STAYKATE: Hybrid In-Context Example Selection Combining Representativeness Sampling and Retrieval-based Approach -- A Case Study on Science Domains
This work addresses the challenge of efficient in-context example selection for scientific information extraction, where data scarcity and annotation costs are issues, representing an incremental advancement in domain-specific methods.
The paper tackled the problem of selecting in-context examples for large language models in scientific information extraction by proposing STAYKATE, a hybrid method combining representativeness sampling and retrieval-based approaches, which outperformed traditional supervised and existing selection methods across three domain-specific datasets, with notable improvements for challenging entity types.

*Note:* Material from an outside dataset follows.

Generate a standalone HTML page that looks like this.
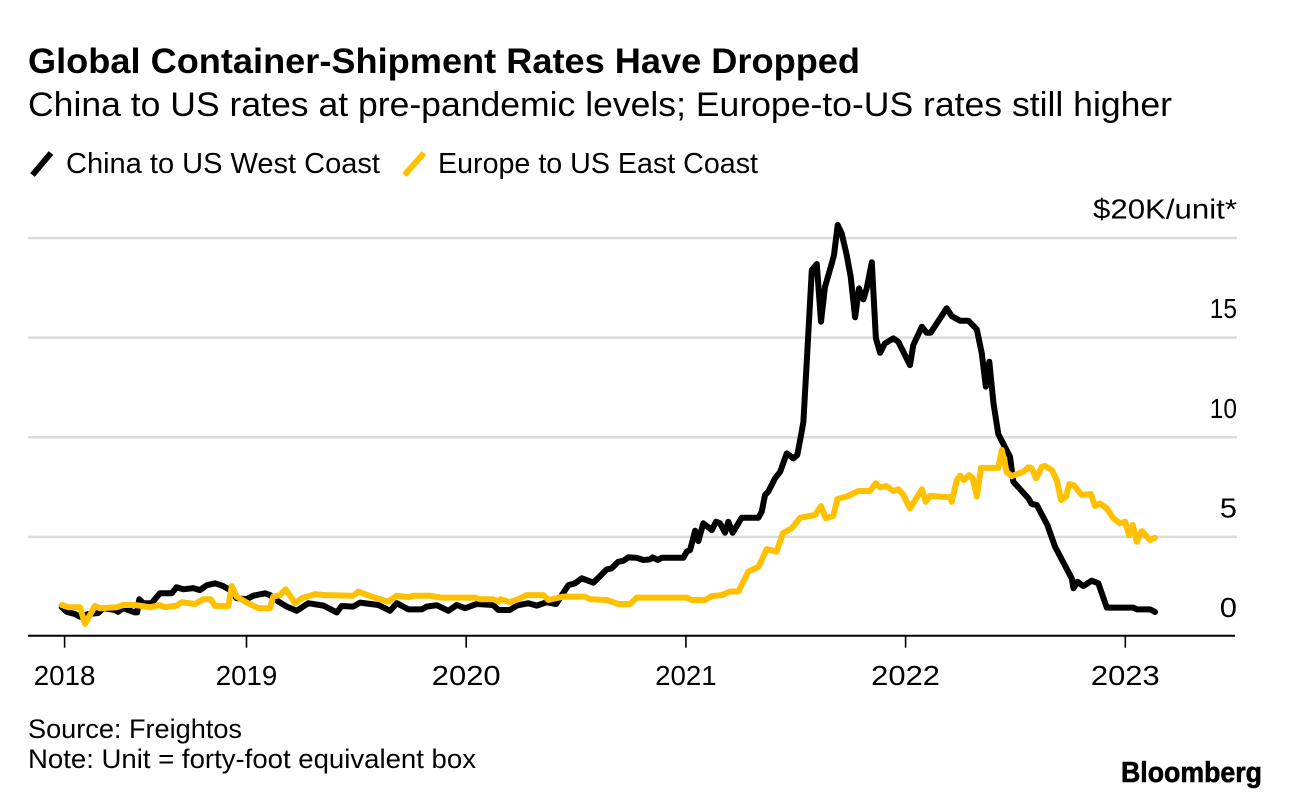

Large language models (LLMs) demonstrate the ability to learn in-context, offering a potential solution for scientific information extraction, which often contends with challenges such as insufficient training data and the high cost of annotation processes. Given that the selection of in-context examples can significantly impact performance, it is crucial to design a proper method to sample the efficient ones. In this paper, we propose STAYKATE, a static-dynamic hybrid selection method that combines the principles of representativeness sampling from active learning with the prevalent retrieval-based approach. The results across three domain-specific datasets indicate that STAYKATE outperforms both the traditional supervised methods and existing selection methods. The enhancement in performance is particularly pronounced for entity types that other methods pose challenges.